Task details | Copy all the entries below exactly, but not the pictures.

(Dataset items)
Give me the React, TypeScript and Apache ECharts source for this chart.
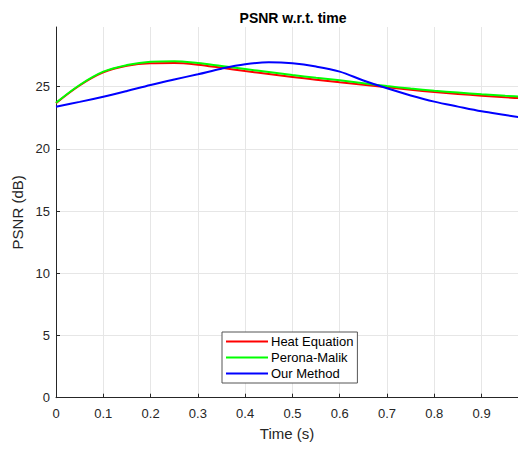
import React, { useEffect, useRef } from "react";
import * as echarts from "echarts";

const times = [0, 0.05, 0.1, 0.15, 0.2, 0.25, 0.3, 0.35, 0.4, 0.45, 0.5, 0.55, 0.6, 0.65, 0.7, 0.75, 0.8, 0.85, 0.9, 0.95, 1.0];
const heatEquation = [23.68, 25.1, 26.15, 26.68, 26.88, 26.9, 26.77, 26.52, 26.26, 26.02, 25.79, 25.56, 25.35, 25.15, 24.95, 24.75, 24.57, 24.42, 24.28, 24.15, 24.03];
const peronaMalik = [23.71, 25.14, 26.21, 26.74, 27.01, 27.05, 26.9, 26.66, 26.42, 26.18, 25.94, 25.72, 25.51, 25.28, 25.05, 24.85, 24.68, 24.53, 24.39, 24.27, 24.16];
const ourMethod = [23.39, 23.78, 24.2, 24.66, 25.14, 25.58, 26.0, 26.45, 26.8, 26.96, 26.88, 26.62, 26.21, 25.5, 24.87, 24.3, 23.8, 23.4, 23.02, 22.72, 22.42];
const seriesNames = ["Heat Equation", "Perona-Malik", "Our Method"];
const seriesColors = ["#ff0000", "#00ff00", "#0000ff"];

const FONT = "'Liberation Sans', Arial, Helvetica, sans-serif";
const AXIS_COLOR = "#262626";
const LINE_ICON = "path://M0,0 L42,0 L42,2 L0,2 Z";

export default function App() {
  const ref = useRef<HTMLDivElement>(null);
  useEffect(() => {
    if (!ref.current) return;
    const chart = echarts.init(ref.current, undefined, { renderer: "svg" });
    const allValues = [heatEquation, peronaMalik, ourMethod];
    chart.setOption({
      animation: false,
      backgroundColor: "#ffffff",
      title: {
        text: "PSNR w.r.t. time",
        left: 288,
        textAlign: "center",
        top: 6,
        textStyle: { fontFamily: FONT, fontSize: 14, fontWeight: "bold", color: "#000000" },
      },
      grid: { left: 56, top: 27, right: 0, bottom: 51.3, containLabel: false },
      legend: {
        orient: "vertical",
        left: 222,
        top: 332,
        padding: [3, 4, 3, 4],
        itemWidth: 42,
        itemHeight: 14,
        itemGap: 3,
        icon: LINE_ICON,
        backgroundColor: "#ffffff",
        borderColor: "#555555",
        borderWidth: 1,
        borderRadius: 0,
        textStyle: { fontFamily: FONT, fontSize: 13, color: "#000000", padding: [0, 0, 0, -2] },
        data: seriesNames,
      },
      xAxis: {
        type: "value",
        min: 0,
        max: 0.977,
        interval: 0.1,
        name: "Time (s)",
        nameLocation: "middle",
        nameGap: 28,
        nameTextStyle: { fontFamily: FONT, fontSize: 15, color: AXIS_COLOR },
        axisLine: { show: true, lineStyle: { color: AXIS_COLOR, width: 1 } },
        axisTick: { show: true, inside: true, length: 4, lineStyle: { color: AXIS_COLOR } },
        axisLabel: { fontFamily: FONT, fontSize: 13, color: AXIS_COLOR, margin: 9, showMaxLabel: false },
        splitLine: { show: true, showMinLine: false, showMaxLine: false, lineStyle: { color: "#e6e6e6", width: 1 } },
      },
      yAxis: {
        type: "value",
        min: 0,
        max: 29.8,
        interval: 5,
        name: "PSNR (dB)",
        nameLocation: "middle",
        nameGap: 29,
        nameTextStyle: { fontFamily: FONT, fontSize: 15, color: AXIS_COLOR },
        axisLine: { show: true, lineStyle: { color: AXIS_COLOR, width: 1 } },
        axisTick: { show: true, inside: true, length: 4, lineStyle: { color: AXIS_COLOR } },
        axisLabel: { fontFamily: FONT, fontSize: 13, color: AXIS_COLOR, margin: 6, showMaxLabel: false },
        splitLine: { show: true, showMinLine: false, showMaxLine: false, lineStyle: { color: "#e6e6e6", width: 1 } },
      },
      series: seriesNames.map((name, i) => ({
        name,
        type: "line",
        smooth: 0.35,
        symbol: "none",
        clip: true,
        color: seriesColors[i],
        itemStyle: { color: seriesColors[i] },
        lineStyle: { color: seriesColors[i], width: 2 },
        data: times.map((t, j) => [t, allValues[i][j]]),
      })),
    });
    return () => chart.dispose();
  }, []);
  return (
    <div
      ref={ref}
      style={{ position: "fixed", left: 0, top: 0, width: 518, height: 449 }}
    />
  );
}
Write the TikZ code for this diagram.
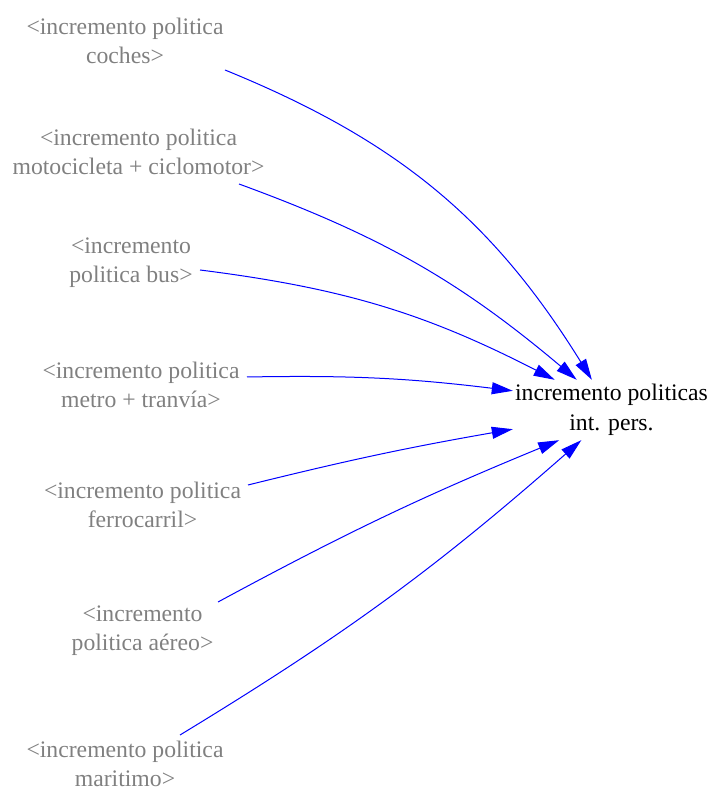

The reply |
Give me the React, TypeScript and Apache ECharts source for this chart.
import React, { useEffect, useRef } from "react";
import * as echarts from "echarts";

const times = [0, 0.05, 0.1, 0.15, 0.2, 0.25, 0.3, 0.35, 0.4, 0.45, 0.5, 0.55, 0.6, 0.65, 0.7, 0.75, 0.8, 0.85, 0.9, 0.95, 1.0];
const heatEquation = [23.68, 25.1, 26.15, 26.68, 26.88, 26.9, 26.77, 26.52, 26.26, 26.02, 25.79, 25.56, 25.35, 25.15, 24.95, 24.75, 24.57, 24.42, 24.28, 24.15, 24.03];
const peronaMalik = [23.71, 25.14, 26.21, 26.74, 27.01, 27.05, 26.9, 26.66, 26.42, 26.18, 25.94, 25.72, 25.51, 25.28, 25.05, 24.85, 24.68, 24.53, 24.39, 24.27, 24.16];
const ourMethod = [23.39, 23.78, 24.2, 24.66, 25.14, 25.58, 26.0, 26.45, 26.8, 26.96, 26.88, 26.62, 26.21, 25.5, 24.87, 24.3, 23.8, 23.4, 23.02, 22.72, 22.42];
const seriesNames = ["Heat Equation", "Perona-Malik", "Our Method"];
const seriesColors = ["#ff0000", "#00ff00", "#0000ff"];

const FONT = "'Liberation Sans', Arial, Helvetica, sans-serif";
const AXIS_COLOR = "#262626";
const LINE_ICON = "path://M0,0 L42,0 L42,2 L0,2 Z";

export default function App() {
  const ref = useRef<HTMLDivElement>(null);
  useEffect(() => {
    if (!ref.current) return;
    const chart = echarts.init(ref.current, undefined, { renderer: "svg" });
    const allValues = [heatEquation, peronaMalik, ourMethod];
    chart.setOption({
      animation: false,
      backgroundColor: "#ffffff",
      title: {
        text: "PSNR w.r.t. time",
        left: 288,
        textAlign: "center",
        top: 6,
        textStyle: { fontFamily: FONT, fontSize: 14, fontWeight: "bold", color: "#000000" },
      },
      grid: { left: 56, top: 27, right: 0, bottom: 51.3, containLabel: false },
      legend: {
        orient: "vertical",
        left: 222,
        top: 332,
        padding: [3, 4, 3, 4],
        itemWidth: 42,
        itemHeight: 14,
        itemGap: 3,
        icon: LINE_ICON,
        backgroundColor: "#ffffff",
        borderColor: "#555555",
        borderWidth: 1,
        borderRadius: 0,
        textStyle: { fontFamily: FONT, fontSize: 13, color: "#000000", padding: [0, 0, 0, -2] },
        data: seriesNames,
      },
      xAxis: {
        type: "value",
        min: 0,
        max: 0.977,
        interval: 0.1,
        name: "Time (s)",
        nameLocation: "middle",
        nameGap: 28,
        nameTextStyle: { fontFamily: FONT, fontSize: 15, color: AXIS_COLOR },
        axisLine: { show: true, lineStyle: { color: AXIS_COLOR, width: 1 } },
        axisTick: { show: true, inside: true, length: 4, lineStyle: { color: AXIS_COLOR } },
        axisLabel: { fontFamily: FONT, fontSize: 13, color: AXIS_COLOR, margin: 9, showMaxLabel: false },
        splitLine: { show: true, showMinLine: false, showMaxLine: false, lineStyle: { color: "#e6e6e6", width: 1 } },
      },
      yAxis: {
        type: "value",
        min: 0,
        max: 29.8,
        interval: 5,
        name: "PSNR (dB)",
        nameLocation: "middle",
        nameGap: 29,
        nameTextStyle: { fontFamily: FONT, fontSize: 15, color: AXIS_COLOR },
        axisLine: { show: true, lineStyle: { color: AXIS_COLOR, width: 1 } },
        axisTick: { show: true, inside: true, length: 4, lineStyle: { color: AXIS_COLOR } },
        axisLabel: { fontFamily: FONT, fontSize: 13, color: AXIS_COLOR, margin: 6, showMaxLabel: false },
        splitLine: { show: true, showMinLine: false, showMaxLine: false, lineStyle: { color: "#e6e6e6", width: 1 } },
      },
      series: seriesNames.map((name, i) => ({
        name,
        type: "line",
        smooth: 0.35,
        symbol: "none",
        clip: true,
        color: seriesColors[i],
        itemStyle: { color: seriesColors[i] },
        lineStyle: { color: seriesColors[i], width: 2 },
        data: times.map((t, j) => [t, allValues[i][j]]),
      })),
    });
    return () => chart.dispose();
  }, []);
  return (
    <div
      ref={ref}
      style={{ position: "fixed", left: 0, top: 0, width: 518, height: 449 }}
    />
  );
}
Write the TikZ code for this diagram.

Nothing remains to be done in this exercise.